1. Know where you’re going
What place do you want the reader to reach by the end of your book? A good way to start is by making an outline. Laying out your story up-front takes work, but it will keep you from getting lost. I use a simple spreadsheet with the following headers:
Chapter # | Working Title | Scenes/Plot | Themes | Notes
An outline can be as vague or detailed as you want. You don't need to know everything when you begin, you just need to start down the right path. If you hit your stride in chapter six and experience an epiphany that changes the course of your story or how you structure it, your outline can flex with it. An outline doesn’t hinder your inspiration; it gives you a framework to support your creativity. Putting thought into organizing your book will not only clarify your message, it may stir up some new ideas.
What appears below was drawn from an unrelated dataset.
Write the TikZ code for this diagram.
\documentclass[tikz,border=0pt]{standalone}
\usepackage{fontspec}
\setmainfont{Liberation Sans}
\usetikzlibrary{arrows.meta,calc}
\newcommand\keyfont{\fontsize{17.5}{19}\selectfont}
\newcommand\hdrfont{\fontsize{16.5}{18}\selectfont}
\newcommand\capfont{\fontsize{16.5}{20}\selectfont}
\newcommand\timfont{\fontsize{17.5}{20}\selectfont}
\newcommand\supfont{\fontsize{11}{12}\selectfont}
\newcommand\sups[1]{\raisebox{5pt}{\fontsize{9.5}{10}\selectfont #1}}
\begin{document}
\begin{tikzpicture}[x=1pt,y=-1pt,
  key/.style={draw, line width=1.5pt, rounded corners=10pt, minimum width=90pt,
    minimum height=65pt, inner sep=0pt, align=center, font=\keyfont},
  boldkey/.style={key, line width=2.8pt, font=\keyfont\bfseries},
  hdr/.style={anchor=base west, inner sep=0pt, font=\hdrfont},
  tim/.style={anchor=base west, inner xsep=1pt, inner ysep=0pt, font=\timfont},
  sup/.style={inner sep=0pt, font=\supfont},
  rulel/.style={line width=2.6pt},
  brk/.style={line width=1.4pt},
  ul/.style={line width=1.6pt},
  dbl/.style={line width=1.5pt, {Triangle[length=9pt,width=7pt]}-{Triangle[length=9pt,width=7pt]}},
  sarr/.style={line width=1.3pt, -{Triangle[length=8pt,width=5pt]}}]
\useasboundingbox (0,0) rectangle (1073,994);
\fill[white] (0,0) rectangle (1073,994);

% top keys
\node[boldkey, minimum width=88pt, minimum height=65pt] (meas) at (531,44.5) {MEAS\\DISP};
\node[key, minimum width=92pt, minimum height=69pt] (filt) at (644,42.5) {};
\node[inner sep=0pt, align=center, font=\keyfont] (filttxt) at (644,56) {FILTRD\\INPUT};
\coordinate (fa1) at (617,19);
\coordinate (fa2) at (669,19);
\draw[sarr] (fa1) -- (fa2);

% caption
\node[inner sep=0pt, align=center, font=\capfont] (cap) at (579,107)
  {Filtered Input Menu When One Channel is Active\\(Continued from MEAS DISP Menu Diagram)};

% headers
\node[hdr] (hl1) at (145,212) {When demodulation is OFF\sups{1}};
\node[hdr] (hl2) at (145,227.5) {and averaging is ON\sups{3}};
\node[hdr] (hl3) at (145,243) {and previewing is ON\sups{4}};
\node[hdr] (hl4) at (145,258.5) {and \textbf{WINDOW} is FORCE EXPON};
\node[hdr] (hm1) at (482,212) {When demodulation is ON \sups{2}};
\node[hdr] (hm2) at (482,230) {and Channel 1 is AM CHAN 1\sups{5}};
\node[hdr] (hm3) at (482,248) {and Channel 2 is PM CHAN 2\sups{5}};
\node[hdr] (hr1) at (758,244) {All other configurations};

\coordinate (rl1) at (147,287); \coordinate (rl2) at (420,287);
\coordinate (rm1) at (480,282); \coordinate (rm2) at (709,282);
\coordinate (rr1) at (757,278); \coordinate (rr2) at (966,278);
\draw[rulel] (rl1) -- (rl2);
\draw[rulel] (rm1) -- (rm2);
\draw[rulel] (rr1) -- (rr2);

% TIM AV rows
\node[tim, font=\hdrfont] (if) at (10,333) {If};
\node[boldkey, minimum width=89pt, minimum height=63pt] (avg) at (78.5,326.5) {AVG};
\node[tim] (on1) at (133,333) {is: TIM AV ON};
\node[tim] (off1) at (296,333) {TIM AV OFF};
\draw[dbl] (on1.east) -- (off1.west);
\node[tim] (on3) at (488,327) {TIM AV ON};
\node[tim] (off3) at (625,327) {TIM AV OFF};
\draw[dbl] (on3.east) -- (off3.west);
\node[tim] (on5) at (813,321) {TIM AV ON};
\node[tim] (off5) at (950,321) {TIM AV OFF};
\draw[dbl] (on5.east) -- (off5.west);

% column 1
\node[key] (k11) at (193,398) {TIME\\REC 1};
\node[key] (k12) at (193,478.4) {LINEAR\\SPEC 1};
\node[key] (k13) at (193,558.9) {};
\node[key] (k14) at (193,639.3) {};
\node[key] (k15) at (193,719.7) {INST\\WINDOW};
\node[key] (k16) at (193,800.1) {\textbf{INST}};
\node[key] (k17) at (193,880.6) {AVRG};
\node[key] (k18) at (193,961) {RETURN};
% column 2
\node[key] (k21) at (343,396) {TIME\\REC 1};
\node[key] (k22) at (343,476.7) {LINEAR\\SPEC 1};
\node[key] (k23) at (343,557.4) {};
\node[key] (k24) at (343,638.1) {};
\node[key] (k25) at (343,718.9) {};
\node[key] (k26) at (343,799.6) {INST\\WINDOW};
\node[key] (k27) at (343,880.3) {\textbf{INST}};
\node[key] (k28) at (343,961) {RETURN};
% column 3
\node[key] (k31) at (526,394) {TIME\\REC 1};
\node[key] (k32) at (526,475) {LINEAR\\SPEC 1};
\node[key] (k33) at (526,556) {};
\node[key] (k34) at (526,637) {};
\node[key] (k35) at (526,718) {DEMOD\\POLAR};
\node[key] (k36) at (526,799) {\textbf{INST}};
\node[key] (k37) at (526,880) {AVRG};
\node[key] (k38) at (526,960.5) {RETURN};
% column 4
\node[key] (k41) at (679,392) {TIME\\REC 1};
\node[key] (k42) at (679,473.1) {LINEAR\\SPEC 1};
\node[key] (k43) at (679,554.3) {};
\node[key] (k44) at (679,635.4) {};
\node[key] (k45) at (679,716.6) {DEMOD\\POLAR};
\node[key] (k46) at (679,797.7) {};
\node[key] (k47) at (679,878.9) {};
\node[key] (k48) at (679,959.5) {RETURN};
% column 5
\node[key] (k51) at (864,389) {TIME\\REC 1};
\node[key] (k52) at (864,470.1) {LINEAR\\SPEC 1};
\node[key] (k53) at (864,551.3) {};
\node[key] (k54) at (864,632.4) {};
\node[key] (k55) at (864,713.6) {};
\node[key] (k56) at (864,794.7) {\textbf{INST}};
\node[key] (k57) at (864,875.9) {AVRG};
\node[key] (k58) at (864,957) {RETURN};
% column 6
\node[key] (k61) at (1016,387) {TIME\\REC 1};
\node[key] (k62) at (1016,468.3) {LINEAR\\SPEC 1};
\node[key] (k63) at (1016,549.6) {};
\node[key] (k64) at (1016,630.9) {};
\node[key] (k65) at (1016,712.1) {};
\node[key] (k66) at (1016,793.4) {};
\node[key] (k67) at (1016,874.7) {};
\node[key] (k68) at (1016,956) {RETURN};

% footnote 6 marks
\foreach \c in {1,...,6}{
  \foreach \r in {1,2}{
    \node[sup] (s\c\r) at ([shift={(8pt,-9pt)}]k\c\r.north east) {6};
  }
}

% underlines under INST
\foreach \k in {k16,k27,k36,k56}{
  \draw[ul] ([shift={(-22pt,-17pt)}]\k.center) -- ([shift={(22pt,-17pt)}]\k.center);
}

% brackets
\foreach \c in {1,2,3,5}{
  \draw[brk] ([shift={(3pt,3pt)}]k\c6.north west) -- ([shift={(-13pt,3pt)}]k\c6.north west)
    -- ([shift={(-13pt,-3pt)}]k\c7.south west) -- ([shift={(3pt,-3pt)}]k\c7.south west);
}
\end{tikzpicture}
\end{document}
Thinking of pitching your book to a traditional publisher? An outline is also a necessary part of a book proposal, especially if you’re pitching an idea rather than a finished manuscript.
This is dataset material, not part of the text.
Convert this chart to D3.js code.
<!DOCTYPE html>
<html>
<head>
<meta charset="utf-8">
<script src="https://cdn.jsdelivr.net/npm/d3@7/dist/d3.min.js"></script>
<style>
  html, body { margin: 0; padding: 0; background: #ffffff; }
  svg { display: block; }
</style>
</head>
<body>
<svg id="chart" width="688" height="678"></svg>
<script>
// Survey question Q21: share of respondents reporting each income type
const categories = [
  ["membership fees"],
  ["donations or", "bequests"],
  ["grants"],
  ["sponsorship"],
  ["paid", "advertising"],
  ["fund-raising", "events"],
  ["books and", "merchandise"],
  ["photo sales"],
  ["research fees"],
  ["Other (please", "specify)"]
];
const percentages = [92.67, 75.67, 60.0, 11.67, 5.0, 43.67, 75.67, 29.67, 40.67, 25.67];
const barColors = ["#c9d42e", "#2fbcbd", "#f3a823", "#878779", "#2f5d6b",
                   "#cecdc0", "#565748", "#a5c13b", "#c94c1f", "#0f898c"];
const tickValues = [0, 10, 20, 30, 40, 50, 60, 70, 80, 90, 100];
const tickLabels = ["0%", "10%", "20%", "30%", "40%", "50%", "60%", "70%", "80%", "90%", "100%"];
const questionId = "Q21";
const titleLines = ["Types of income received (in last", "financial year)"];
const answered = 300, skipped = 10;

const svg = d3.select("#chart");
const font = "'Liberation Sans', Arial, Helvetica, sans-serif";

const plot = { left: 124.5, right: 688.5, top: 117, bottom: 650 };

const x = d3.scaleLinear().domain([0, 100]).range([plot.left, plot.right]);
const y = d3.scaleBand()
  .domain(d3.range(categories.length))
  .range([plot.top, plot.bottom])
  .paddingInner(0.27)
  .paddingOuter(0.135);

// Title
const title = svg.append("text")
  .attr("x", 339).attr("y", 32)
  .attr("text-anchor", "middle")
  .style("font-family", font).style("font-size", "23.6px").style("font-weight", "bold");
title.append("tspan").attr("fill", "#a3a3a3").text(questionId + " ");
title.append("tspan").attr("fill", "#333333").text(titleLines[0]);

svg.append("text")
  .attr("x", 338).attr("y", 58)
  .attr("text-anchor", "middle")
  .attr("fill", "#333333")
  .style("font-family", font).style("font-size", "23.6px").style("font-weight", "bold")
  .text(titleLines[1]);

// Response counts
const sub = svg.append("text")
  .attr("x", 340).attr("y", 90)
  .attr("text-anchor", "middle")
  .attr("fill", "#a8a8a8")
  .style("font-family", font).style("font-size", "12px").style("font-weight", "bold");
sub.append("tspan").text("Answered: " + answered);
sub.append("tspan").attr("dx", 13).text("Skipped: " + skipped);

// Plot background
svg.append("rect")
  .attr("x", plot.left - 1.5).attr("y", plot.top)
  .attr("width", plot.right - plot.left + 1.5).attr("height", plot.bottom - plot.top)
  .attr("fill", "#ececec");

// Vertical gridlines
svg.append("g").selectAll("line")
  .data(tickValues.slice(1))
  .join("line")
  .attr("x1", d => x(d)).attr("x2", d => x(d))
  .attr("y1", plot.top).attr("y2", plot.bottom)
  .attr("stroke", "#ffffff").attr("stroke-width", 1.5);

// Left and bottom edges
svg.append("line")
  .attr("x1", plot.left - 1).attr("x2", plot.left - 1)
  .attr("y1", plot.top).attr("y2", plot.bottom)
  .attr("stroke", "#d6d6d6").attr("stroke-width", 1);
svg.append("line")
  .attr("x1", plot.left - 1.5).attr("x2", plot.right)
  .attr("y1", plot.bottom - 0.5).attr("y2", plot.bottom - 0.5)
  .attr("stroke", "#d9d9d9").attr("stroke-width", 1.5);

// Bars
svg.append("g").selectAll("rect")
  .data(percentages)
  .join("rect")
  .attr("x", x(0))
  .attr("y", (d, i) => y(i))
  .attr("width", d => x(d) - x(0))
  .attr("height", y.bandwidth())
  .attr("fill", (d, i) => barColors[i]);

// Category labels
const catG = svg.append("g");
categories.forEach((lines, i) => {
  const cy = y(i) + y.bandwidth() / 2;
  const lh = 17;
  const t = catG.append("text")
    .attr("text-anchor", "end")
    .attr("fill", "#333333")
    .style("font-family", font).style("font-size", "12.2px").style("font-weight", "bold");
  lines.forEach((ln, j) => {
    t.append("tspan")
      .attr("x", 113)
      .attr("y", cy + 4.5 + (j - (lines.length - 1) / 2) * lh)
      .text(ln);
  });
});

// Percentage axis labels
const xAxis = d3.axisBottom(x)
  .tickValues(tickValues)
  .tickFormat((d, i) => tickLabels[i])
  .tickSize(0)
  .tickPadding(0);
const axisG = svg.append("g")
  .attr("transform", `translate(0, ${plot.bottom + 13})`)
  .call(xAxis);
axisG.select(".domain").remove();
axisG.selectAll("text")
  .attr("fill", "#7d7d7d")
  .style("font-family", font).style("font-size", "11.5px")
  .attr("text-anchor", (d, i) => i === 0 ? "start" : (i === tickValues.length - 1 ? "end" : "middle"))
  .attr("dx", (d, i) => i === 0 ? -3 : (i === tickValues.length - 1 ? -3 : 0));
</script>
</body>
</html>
2. Know why you’re going there
What is the purpose of your writing? While plot is a sequence of events, story is the interpretation and effects of those events. Whether you’re writing fiction or nonfiction, the underlying themes tie it all together. A book about adoption is going to address themes like abandonment and personal identity. A murder mystery might investigate topics like betrayal and fear. A romance could explore rejection or sacrifice.
A story touches on universal emotions. What is your message?
3. Know who you’re going with
What people join you in the journey? This includes your reader and your characters.
First, know your audience. If you’re writing a YA (young adult) novel, you might choose to write in first person, present tense. If you’re working on a devotional for women, you won’t be using academic, theological terminology. Identifying a specific group of people (veterans ages 50-70; kids ages 4-7; single Christian women) will also help you focus your message and write it with your reader in mind.
For fiction and memoir, know your characters. A good way to maintain continuity is to chart your characters. (Okay, I may be a fan of spreadsheets.) Track characteristics like physical details and their relationships to others. Are they a primary or supporting character? How many characters do you have? How many miles in before you meet them?